Stated task: Take the lines from the one with "Output the Python" through the one with "5, 7, 9, 11]", both ends kept, and reproduce them exactly without the pictures.

------ Provided records ------

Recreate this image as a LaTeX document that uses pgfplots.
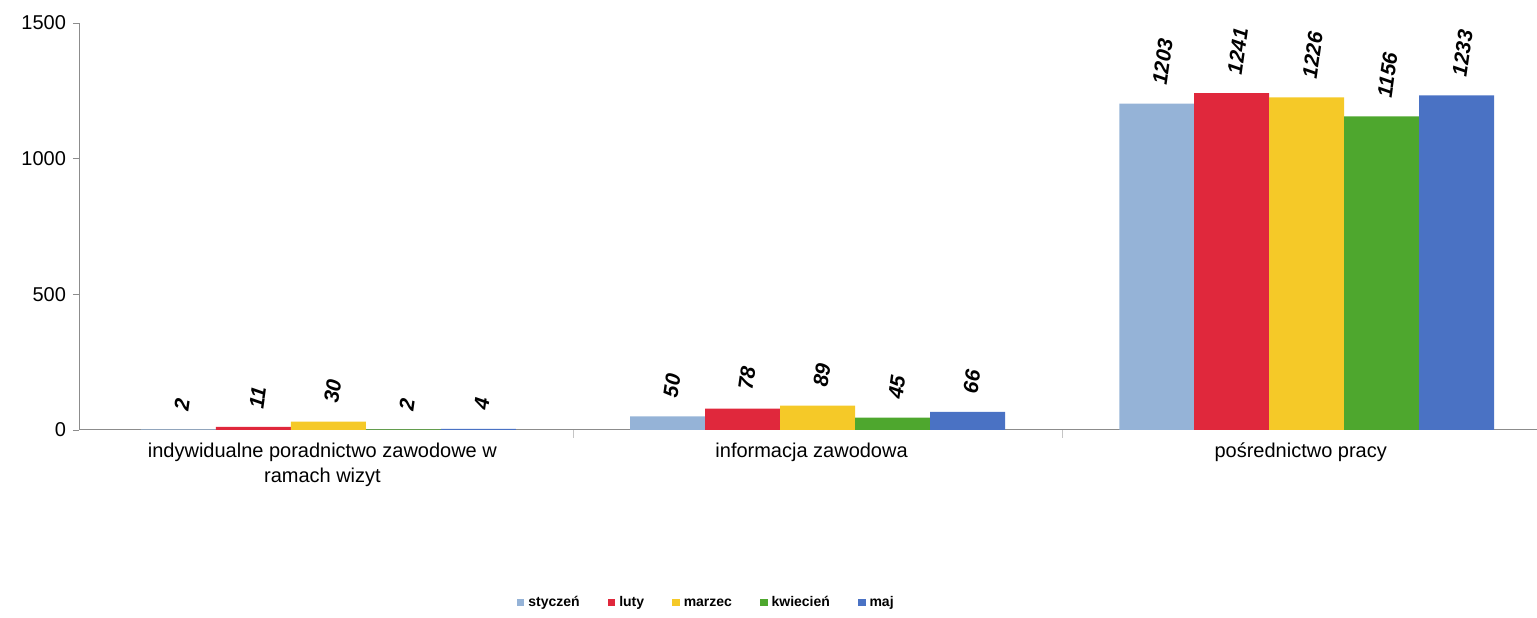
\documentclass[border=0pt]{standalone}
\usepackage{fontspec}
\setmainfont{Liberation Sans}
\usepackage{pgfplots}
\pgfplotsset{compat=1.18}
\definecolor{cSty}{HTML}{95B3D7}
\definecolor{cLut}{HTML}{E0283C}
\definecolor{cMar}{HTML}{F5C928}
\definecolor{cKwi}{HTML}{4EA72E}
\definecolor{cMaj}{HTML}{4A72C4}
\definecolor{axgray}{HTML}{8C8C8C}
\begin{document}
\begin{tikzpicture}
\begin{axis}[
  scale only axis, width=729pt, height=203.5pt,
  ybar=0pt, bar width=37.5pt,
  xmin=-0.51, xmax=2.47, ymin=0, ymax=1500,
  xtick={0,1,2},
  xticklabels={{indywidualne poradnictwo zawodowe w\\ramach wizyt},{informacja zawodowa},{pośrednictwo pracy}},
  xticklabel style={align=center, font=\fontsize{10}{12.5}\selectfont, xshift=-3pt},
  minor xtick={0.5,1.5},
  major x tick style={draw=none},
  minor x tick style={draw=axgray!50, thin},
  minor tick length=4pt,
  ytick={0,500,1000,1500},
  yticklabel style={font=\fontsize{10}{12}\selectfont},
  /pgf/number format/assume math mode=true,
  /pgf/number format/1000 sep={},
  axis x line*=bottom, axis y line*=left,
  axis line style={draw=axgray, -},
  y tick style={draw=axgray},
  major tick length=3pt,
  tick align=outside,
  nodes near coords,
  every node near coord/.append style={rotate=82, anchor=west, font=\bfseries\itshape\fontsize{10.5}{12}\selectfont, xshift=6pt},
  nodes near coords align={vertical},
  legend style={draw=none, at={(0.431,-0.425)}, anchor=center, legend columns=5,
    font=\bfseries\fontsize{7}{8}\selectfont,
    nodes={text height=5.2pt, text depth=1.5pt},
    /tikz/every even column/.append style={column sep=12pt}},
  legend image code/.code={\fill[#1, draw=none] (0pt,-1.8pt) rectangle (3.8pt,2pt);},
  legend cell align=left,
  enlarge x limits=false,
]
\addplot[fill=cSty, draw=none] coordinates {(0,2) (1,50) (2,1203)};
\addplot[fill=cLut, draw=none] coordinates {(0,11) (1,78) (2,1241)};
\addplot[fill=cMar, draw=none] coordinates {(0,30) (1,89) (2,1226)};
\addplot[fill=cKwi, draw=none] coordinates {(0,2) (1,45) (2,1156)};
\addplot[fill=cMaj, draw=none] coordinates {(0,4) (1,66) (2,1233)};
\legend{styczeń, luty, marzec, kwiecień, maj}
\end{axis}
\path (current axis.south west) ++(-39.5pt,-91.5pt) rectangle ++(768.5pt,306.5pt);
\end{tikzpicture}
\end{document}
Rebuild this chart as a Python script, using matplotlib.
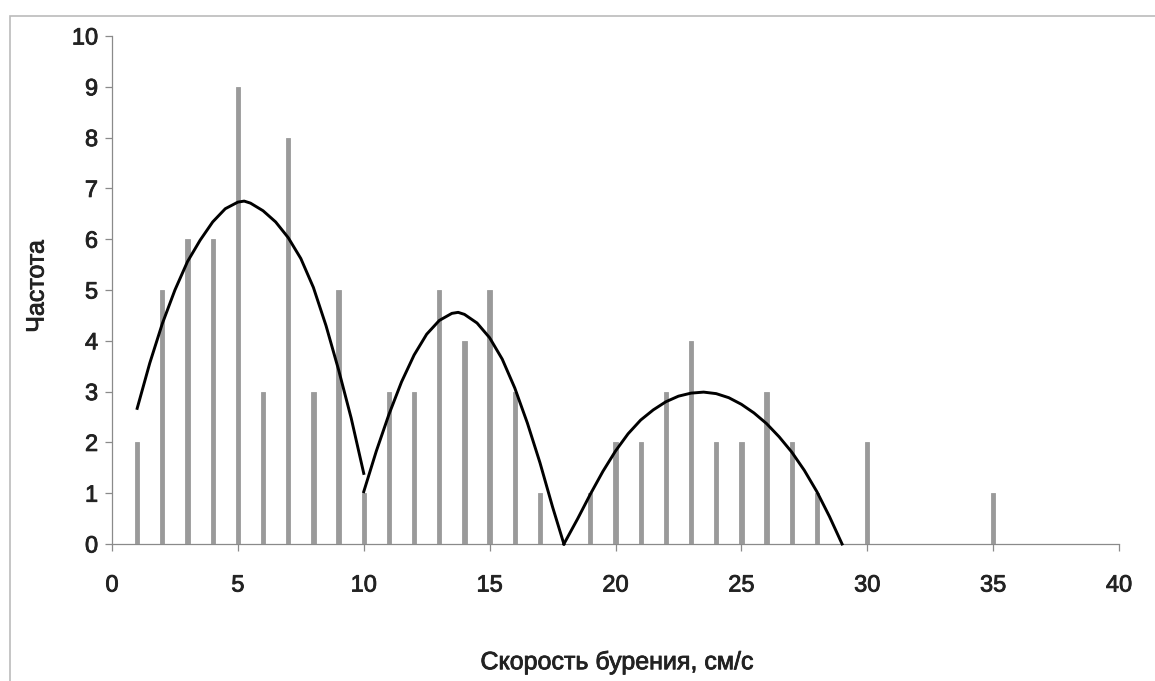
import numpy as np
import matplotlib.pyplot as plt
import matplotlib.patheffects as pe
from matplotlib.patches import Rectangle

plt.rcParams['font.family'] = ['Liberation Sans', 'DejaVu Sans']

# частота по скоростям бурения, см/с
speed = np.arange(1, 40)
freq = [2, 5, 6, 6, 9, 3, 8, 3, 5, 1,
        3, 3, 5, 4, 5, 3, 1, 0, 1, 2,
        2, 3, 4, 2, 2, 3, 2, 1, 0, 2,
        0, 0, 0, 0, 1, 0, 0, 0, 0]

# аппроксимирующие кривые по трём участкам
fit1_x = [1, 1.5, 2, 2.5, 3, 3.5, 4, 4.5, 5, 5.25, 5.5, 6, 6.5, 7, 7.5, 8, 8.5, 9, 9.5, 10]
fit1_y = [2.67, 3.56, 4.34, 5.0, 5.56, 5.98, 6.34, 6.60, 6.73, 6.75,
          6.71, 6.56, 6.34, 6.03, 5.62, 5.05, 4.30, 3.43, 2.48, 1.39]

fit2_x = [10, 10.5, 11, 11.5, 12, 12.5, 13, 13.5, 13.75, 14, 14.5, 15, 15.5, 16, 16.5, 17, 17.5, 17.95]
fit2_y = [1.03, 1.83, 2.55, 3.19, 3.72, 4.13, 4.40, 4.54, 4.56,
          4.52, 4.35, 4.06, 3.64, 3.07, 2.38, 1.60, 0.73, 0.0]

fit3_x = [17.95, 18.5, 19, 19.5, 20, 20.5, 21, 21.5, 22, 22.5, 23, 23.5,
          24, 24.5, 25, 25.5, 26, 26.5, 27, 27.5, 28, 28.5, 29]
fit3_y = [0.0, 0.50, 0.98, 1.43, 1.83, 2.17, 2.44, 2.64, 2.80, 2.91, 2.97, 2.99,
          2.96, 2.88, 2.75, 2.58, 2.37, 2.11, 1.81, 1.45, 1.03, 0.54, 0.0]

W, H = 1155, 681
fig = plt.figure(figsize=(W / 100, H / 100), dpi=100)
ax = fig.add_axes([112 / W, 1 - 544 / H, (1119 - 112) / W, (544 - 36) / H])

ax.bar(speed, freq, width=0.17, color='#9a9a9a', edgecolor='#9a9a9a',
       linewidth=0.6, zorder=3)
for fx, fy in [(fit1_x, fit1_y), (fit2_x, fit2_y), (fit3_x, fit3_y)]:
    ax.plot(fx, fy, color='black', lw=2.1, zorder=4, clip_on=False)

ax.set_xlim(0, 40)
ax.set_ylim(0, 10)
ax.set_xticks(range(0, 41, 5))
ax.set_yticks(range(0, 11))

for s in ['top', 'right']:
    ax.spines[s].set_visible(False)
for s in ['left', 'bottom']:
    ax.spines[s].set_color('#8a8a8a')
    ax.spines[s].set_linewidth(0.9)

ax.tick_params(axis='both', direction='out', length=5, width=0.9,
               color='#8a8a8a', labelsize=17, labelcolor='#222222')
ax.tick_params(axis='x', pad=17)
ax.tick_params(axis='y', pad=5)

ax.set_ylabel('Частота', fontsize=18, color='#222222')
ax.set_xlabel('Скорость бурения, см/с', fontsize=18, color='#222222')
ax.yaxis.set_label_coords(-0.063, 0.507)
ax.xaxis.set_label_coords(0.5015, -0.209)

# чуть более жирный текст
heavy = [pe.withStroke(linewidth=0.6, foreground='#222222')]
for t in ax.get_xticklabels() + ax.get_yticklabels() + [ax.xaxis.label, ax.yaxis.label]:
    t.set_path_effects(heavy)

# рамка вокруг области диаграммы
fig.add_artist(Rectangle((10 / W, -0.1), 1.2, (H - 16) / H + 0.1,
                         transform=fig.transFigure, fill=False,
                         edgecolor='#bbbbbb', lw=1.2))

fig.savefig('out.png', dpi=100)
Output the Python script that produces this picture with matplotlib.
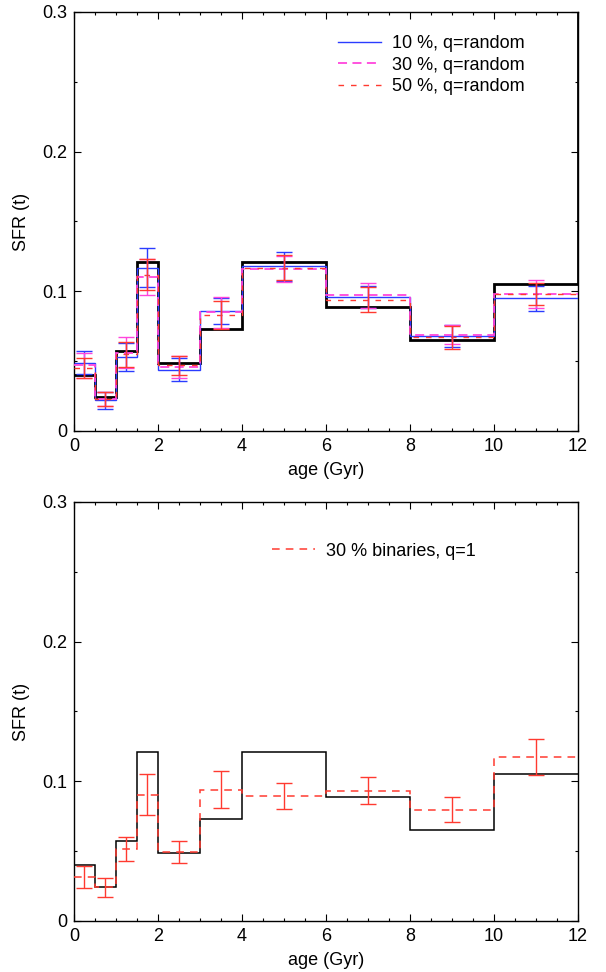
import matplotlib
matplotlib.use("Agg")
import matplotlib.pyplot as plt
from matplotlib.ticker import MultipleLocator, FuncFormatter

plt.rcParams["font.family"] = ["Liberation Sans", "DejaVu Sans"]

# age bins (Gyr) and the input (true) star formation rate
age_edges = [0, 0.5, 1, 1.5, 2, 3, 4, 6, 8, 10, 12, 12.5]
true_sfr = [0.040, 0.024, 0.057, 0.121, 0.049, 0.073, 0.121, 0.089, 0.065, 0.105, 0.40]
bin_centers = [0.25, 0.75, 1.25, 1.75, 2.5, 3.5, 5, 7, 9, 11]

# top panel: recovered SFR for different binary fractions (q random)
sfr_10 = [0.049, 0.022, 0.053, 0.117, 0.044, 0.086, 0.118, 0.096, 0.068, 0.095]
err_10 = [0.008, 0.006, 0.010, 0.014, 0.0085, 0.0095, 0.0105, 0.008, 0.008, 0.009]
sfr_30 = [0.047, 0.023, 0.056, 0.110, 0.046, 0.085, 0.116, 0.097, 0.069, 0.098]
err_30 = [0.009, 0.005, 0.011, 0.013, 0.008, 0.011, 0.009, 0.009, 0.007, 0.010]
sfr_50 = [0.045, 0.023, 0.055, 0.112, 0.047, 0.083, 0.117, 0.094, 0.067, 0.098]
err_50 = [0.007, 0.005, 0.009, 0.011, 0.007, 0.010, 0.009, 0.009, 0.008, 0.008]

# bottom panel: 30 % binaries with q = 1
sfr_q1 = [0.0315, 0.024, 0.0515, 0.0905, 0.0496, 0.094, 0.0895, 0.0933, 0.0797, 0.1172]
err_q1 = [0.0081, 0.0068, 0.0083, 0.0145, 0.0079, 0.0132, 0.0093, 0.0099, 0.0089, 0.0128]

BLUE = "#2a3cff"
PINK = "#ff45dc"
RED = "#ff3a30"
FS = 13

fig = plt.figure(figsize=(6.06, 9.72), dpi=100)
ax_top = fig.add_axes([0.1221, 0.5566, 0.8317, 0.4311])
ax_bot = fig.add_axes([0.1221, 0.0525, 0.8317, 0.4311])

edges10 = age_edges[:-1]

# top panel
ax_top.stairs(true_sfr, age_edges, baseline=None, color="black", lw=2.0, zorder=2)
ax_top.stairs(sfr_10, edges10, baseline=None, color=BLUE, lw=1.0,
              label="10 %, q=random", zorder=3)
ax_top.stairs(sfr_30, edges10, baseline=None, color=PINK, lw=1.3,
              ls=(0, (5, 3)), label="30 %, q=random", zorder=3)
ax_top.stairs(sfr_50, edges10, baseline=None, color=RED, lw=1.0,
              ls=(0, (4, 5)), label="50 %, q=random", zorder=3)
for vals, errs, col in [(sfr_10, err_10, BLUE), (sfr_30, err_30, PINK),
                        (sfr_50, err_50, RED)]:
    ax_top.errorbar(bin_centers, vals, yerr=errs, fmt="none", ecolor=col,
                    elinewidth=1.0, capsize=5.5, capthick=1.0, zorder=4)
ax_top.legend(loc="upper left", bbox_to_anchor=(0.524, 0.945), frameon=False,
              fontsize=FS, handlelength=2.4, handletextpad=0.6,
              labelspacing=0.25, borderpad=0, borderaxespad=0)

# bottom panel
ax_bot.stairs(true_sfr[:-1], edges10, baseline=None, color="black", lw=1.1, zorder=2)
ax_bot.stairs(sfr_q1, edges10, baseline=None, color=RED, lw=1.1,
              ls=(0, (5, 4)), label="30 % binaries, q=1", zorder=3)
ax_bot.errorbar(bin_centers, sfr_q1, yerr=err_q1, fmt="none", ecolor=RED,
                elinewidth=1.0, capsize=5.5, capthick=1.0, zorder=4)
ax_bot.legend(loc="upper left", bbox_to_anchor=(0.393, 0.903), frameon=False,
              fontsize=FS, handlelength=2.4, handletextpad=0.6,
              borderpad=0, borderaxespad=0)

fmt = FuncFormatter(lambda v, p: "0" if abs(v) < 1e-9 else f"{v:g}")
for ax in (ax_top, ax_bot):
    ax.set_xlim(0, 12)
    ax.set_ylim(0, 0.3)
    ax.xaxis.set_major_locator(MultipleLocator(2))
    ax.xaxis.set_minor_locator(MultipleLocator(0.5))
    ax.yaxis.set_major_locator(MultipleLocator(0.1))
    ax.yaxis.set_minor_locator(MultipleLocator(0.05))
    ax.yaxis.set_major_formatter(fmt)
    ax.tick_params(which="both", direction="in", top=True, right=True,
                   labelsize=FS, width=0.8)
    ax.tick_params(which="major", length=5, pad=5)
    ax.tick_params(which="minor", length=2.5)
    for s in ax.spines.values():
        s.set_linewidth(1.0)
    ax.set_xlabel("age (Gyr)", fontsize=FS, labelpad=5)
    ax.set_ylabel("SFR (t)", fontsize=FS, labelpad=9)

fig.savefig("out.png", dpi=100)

------

Answer to the task:
Output the Python script that produces this picture with matplotlib.
import matplotlib
matplotlib.use("Agg")
import matplotlib.pyplot as plt
from matplotlib.ticker import MultipleLocator, FuncFormatter

plt.rcParams["font.family"] = ["Liberation Sans", "DejaVu Sans"]

# age bins (Gyr) and the input (true) star formation rate
age_edges = [0, 0.5, 1, 1.5, 2, 3, 4, 6, 8, 10, 12, 12.5]
true_sfr = [0.040, 0.024, 0.057, 0.121, 0.049, 0.073, 0.121, 0.089, 0.065, 0.105, 0.40]
bin_centers = [0.25, 0.75, 1.25, 1.75, 2.5, 3.5, 5, 7, 9, 11]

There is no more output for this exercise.